History is full of successes in the medical application of basic immunological research; from the first vaccine developed by Jenner for smallpox to Salk’s polio vaccine to the immune suppression for organ transplantation. Even the safety of such routine procedures as blood transfusion is based on an understanding of the immune system. So how has this understanding of the immune system been exploited for MS? Most current ways of slowing the progression of MS are based on immunotherapy. 1996 saw MS much highlighted in the British media when beta interferon, under the trade name Betaferon, was granted a licence for the treatment of the Relapsing/Remitting form. Interferons are proteins that play an important role in regulating the immune system and in the body’s defences, especially against viruses. They were discovered in 1956 by Alick Isaacs and Jean Lindenmann at the National Institute for Medical Research. Three types of interferons have now been identified, alpha, beta and gamma. Gamma interferon has been shown to contribute to the destruction of myelin but Beta interferon has therapeutic effects by blocking the action of gamma interferon and dampening down the immune system.

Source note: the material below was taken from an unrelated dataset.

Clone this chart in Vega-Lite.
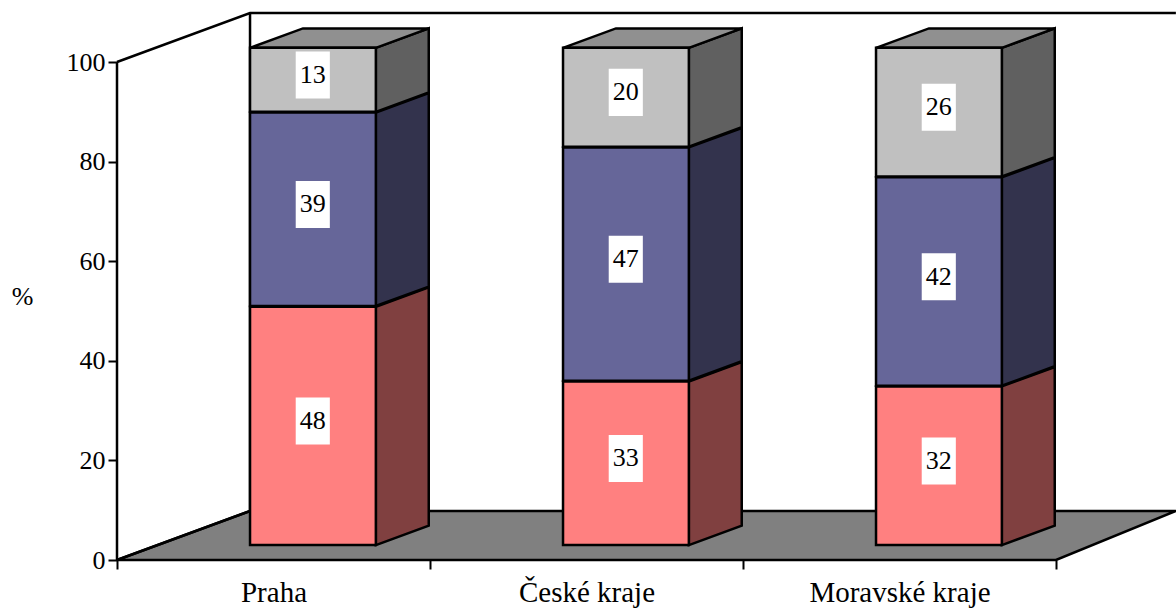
{
"$schema":"https://vega.github.io/schema/vega-lite/v6.json",
"width":1059,"height":560,
"padding":{"left":117,"top":0,"right":0,"bottom":51},
"autosize":{"type":"none"},
"background":"white",
"config":{"view":{"stroke":null},"font":"Liberation Serif"},
"datasets":{
"hodnoty":[
{"kraj":"Praha","rada":"A","hodnota":48},{"kraj":"Praha","rada":"B","hodnota":39},{"kraj":"Praha","rada":"C","hodnota":13},
{"kraj":"České kraje","rada":"A","hodnota":33},{"kraj":"České kraje","rada":"B","hodnota":47},{"kraj":"České kraje","rada":"C","hodnota":20},
{"kraj":"Moravské kraje","rada":"A","hodnota":32},{"kraj":"Moravské kraje","rada":"B","hodnota":42},{"kraj":"Moravské kraje","rada":"C","hodnota":26}
],
"podlaha":[{"sx":0,"a":0,"b":0},{"sx":0.425,"a":0,"b":9.84},{"sx":3,"a":0,"b":9.84},{"sx":3.383,"a":9.84,"b":9.84}],
"steny":[
{"hrana":"osa","sx":0,"v":0},{"hrana":"osa","sx":0,"v":100},
{"hrana":"horni","sx":0,"v":100},{"hrana":"horni","sx":0.425,"v":109.84},{"hrana":"horni","sx":3.383,"v":109.84},
{"hrana":"zadni","sx":0.425,"v":109.84},{"hrana":"zadni","sx":0.425,"v":9.84},
{"hrana":"spodni","sx":0,"v":0},{"hrana":"spodni","sx":0.425,"v":9.84}
]
},
"layer":[
{"data":{"name":"podlaha"},
 "mark":{"type":"area","fill":"#808080","stroke":"#000","strokeWidth":2.5},
 "encoding":{
  "x":{"field":"sx","type":"quantitative","scale":{"domain":[0,3.3834],"nice":false,"zero":false},
   "axis":{"title":null,"orient":"bottom","domain":false,"grid":false,"values":[0,0.5,1,1.5,2,2.5,3],
    "tickSize":{"expr":"datum.value % 1 === 0 ? 9 : 0"},"tickWidth":2,"tickColor":"#000",
    "labelExpr":"datum.value===0.5?'Praha':datum.value===1.5?'České kraje':datum.value===2.5?'Moravské kraje':''",
    "labelFont":"Liberation Serif","labelFontSize":29,"labelColor":"#000","labelPadding":18,"labelLimit":400,"labelFlush":false,"labelOverlap":false,"labelBound":false}},
  "y":{"field":"a","type":"quantitative","scale":{"domain":[0,112.45],"nice":false,"zero":false},
   "axis":{"title":"%","titleAngle":0,"titleFont":"Liberation Serif","titleFontSize":26,"titleFontWeight":"normal","titleColor":"#000","titleX":-95,"titleY":296,"titleBaseline":"middle",
    "domain":false,"grid":false,"values":[0,20,40,60,80,100],"tickSize":9,"tickWidth":2,"tickColor":"#000",
    "labelFont":"Liberation Serif","labelFontSize":26,"labelColor":"#000","labelPadding":3}},
  "y2":{"field":"b"}
 }},
{"data":{"name":"steny"},
 "mark":{"type":"line","stroke":"#000","strokeWidth":2.5},
 "encoding":{"x":{"field":"sx","type":"quantitative"},"y":{"field":"v","type":"quantitative"},"detail":{"field":"hrana"},"order":{"field":"sx"}}},
{"data":{"name":"hodnoty"},
 "transform":[
  {"stack":"hodnota","groupby":["kraj"],"sort":[{"field":"rada"}],"as":["v0","v1"]},
  {"calculate":"indexof(['Praha','České kraje','Moravské kraje'],datum.kraj)","as":"i"},
  {"calculate":"[0,1]","as":"k"},{"flatten":["k"]},
  {"calculate":"datum.i+0.827+datum.k*0.169","as":"sx"},
  {"calculate":"3+datum.v0+datum.k*3.9","as":"d"},
  {"calculate":"2.85+datum.v1+datum.k*3.9","as":"h"},
  {"calculate":"datum.kraj+datum.rada","as":"stena"}
 ],
 "mark":{"type":"area","stroke":"#000","strokeWidth":2.5},
 "encoding":{
  "x":{"field":"sx","type":"quantitative"},
  "y":{"field":"d","type":"quantitative"},"y2":{"field":"h"},
  "detail":{"field":"stena"},
  "fill":{"field":"rada","type":"nominal","legend":null,"scale":{"domain":["A","B","C"],"range":["#804040","#33334D","#606060"]}}
 }},
{"data":{"name":"hodnoty"},
 "transform":[
  {"stack":"hodnota","groupby":["kraj"],"sort":[{"field":"rada"}],"as":["v0","v1"]},
  {"filter":"datum.rada==='C'"},
  {"calculate":"indexof(['Praha','České kraje','Moravské kraje'],datum.kraj)","as":"i"},
  {"calculate":"[0,1,2,3]","as":"k"},{"flatten":["k"]},
  {"calculate":"datum.i+[0.425,0.594,0.827,0.996][datum.k]","as":"sx"},
  {"calculate":"2.85+datum.v1+[0,0,0,3.9][datum.k]","as":"d"},
  {"calculate":"2.85+datum.v1+[0,3.9,3.9,3.9][datum.k]","as":"h"}
 ],
 "mark":{"type":"area","stroke":"#000","strokeWidth":2.5,"fill":"#909090"},
 "encoding":{
  "x":{"field":"sx","type":"quantitative"},
  "y":{"field":"d","type":"quantitative"},"y2":{"field":"h"},
  "detail":{"field":"kraj"}
 }},
{"data":{"name":"hodnoty"},
 "transform":[
  {"stack":"hodnota","groupby":["kraj"],"sort":[{"field":"rada"}],"as":["v0","v1"]},
  {"calculate":"indexof(['Praha','České kraje','Moravské kraje'],datum.kraj)","as":"i"},
  {"calculate":"datum.i+0.425","as":"x0"},{"calculate":"datum.i+0.827","as":"x1"},
  {"calculate":"3+datum.v0","as":"d"},{"calculate":"2.85+datum.v1","as":"h"}
 ],
 "mark":{"type":"rect","stroke":"#000","strokeWidth":2.5},
 "encoding":{
  "x":{"field":"x0","type":"quantitative"},"x2":{"field":"x1"},
  "y":{"field":"d","type":"quantitative"},"y2":{"field":"h"},
  "fill":{"field":"rada","type":"nominal","legend":null,"scale":{"domain":["A","B","C"],"range":["#FF8080","#666699","#C0C0C0"]}}
 }},
{"data":{"name":"hodnoty"},
 "transform":[
  {"stack":"hodnota","groupby":["kraj"],"sort":[{"field":"rada"}],"as":["v0","v1"]},
  {"calculate":"indexof(['Praha','České kraje','Moravské kraje'],datum.kraj)","as":"i"},
  {"calculate":"datum.i+0.571","as":"x0"},{"calculate":"datum.i+0.680","as":"x1"},
  {"calculate":"3.9+(datum.v0+datum.v1)/2-4.72","as":"d"},{"calculate":"3.9+(datum.v0+datum.v1)/2+4.72","as":"h"}
 ],
 "mark":{"type":"rect","fill":"#fff","stroke":null},
 "encoding":{
  "x":{"field":"x0","type":"quantitative"},"x2":{"field":"x1"},
  "y":{"field":"d","type":"quantitative"},"y2":{"field":"h"}
 }},
{"data":{"name":"hodnoty"},
 "transform":[
  {"stack":"hodnota","groupby":["kraj"],"sort":[{"field":"rada"}],"as":["v0","v1"]},
  {"calculate":"indexof(['Praha','České kraje','Moravské kraje'],datum.kraj)","as":"i"},
  {"calculate":"datum.i+0.6255","as":"sx"},
  {"calculate":"3.9+(datum.v0+datum.v1)/2","as":"s"}
 ],
 "mark":{"type":"text","font":"Liberation Serif","fontSize":26,"color":"#000","baseline":"middle","align":"center"},
 "encoding":{
  "x":{"field":"sx","type":"quantitative"},
  "y":{"field":"s","type":"quantitative"},
  "text":{"field":"hodnota","type":"quantitative"}
 }}
],
"resolve":{"scale":{"fill":"independent"}}
}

Although beta interferon has only a modest effect on the severity and number of relapses in the Relapsing/Remitting form of MS, it is the only drug currently licensed for treatment. A modest start, but a start none-the-less, towards the final goal. There are many other exciting approaches to therapy currently under investigation. Experimental trials to re-educate the immune system in Secondary Progressive MS have shown very encouraging results. Such treatments will stop progression, but lost functions will not be repaired. Perhaps given earlier in the course of the disease when the loss of function is minimal, this may be as good as a cure. Drugs to repair the damaged blood-brain barrier are also undergoing trials. Attempts to stimulate the regrowth of nerve cells and their remyelination are currently being made to repair spinal injuries caused accidentally by falls and crashes. Such approaches may also have direct benefit to people with MS It is very likely that a combination of such treatments will be necessary to contain the damage and restore lost function. If the progress of the last decade is anything to go by, this will hopefully not be a dream for long.